Military operations launched by Prime Minister Nouri Maliki, himself a Shiite, late last month have led to daily clashes between militia fighters and US-backed Iraqi troops, focused mainly in the sprawling district of Sadr City.
A decision by al-Sadr to lift an eight-month-old ceasefire would jeopardise recent security gains and threaten an increase of attacks against US troops.
Mahdi Army fighters engaged in fierce battles with US forces in 2004 and were blamed for waves of roadside bombings that were once the chief killer of American troops.
Mahdi militiamen also fought Iraqi security forces to a virtual standstill last month in the southern city of Basra before an Iranian-supervised truce.
Yesterday, Mr Maliki vowed that the crackdown on Shiite militias would continue.

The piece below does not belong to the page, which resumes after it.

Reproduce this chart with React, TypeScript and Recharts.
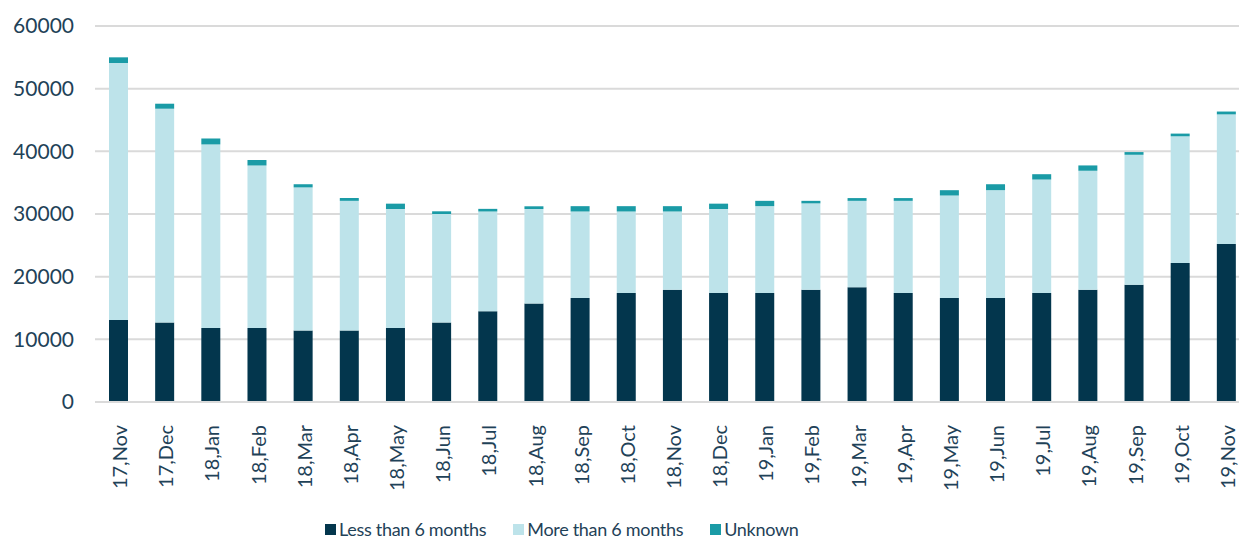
import { Bar, BarChart, CartesianGrid, Legend, XAxis, YAxis } from "recharts";

const months = [
  "17,Nov", "17,Dec", "18,Jan", "18,Feb", "18,Mar", "18,Apr", "18,May", "18,Jun", "18,Jul",
  "18,Aug", "18,Sep", "18,Oct", "18,Nov", "18,Dec", "19,Jan", "19,Feb", "19,Mar", "19,Apr",
  "19,May", "19,Jun", "19,Jul", "19,Aug", "19,Sep", "19,Oct", "19,Nov",
];
const lessThan6 = [
  13100, 12700, 11800, 11800, 11400, 11400, 11800, 12700, 14500, 15700, 16600, 17400, 17900,
  17400, 17400, 17900, 18300, 17400, 16600, 16600, 17400, 17900, 18700, 22200, 25200,
];
const moreThan6 = [
  41000, 34100, 29300, 25950, 22850, 20700, 19000, 17300, 15900, 15100, 13800, 13000, 12500,
  13400, 13850, 13800, 13800, 14700, 16350, 17200, 18100, 19000, 20750, 20200, 20700,
];
const unknown = [
  900, 800, 950, 850, 500, 450, 850, 430, 420, 430, 850, 850, 850,
  850, 850, 400, 440, 440, 850, 950, 850, 850, 430, 430, 450,
];
const yTicks = [0, 10000, 20000, 30000, 40000, 50000, 60000];

const DARK = "#03364d";
const LIGHT = "#bde3ea";
const TEAL = "#1a9ba6";
const TEXT = "#1f4258";
const FONT = "Lato, sans-serif";

const data = months.map((m, i) => ({
  month: m,
  less: lessThan6[i],
  more: moreThan6[i],
  unknown: unknown[i],
}));

const legendItems = [
  { label: "Less than 6 months", color: DARK },
  { label: "More than 6 months", color: LIGHT },
  { label: "Unknown", color: TEAL },
];

function MonthTick({ x, y, payload }: any) {
  return (
    <text
      x={0}
      y={0}
      transform={`translate(${x + 1},${y + 15}) rotate(-90)`}
      textAnchor="end"
      dominantBaseline="central"
      fill={TEXT}
      fontSize={20}
      fontFamily={FONT}
    >
      {payload.value}
    </text>
  );
}

function LegendContent() {
  return (
    <div
      style={{
        display: "flex",
        justifyContent: "flex-start",
        gap: 27,
        fontFamily: FONT,
        fontSize: 18,
        letterSpacing: -0.3,
        color: TEXT,
        paddingLeft: 325,
        paddingTop: 8,
      }}
    >
      {legendItems.map((it) => (
        <div key={it.label} style={{ display: "flex", alignItems: "center", gap: 3 }}>
          <span style={{ width: 11, height: 11, background: it.color, display: "inline-block" }} />
          <span>{it.label}</span>
        </div>
      ))}
    </div>
  );
}

export default function App() {
  return (
    <div style={{ position: "absolute", left: 0, top: 0, width: 1239, height: 540, overflow: "hidden", background: "#fff" }}>
      <BarChart
        width={1262}
        height={540}
        data={data}
        margin={{ top: 26, right: 13, left: 0, bottom: 0 }}
        barSize={19}
      >
        <CartesianGrid horizontal vertical={false} stroke="#dadada" strokeWidth={2} />
        <XAxis
          dataKey="month"
          interval={0}
          height={108}
          tick={<MonthTick />}
          tickLine={false}
          axisLine={{ stroke: "#dadada", strokeWidth: 2 }}
        />
        <YAxis
          width={95}
          domain={[0, 60000]}
          ticks={yTicks}
          tickLine={false}
          axisLine={false}
          tickSize={0}
          tickMargin={21}
          tick={{ fill: TEXT, fontSize: 21, fontFamily: FONT }}
        />
        <Legend verticalAlign="bottom" height={30} content={<LegendContent />} />
        <Bar dataKey="less" stackId="a" fill={DARK} isAnimationActive={false} />
        <Bar dataKey="more" stackId="a" fill={LIGHT} isAnimationActive={false} />
        <Bar dataKey="unknown" stackId="a" fill={TEAL} isAnimationActive={false} />
      </BarChart>
    </div>
  );
}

During a meeting with Foreign Secretary David Miliband, Mr Maliki said the government’s fight against the militants had won broad political support from Sunni, Shiite and Kurdish political parties, according to a statement from the prime minister’s office.
Meanwhile, the military said a US soldier was killed in a roadside bombing south of Baghdad.
The attack raised the American death toll in April to 39, the highest rate of death for troops in Iraq since September, when 65 Americans were killed. In all, at least 4,051 members of the US military have died since the Iraq war started in March 2003.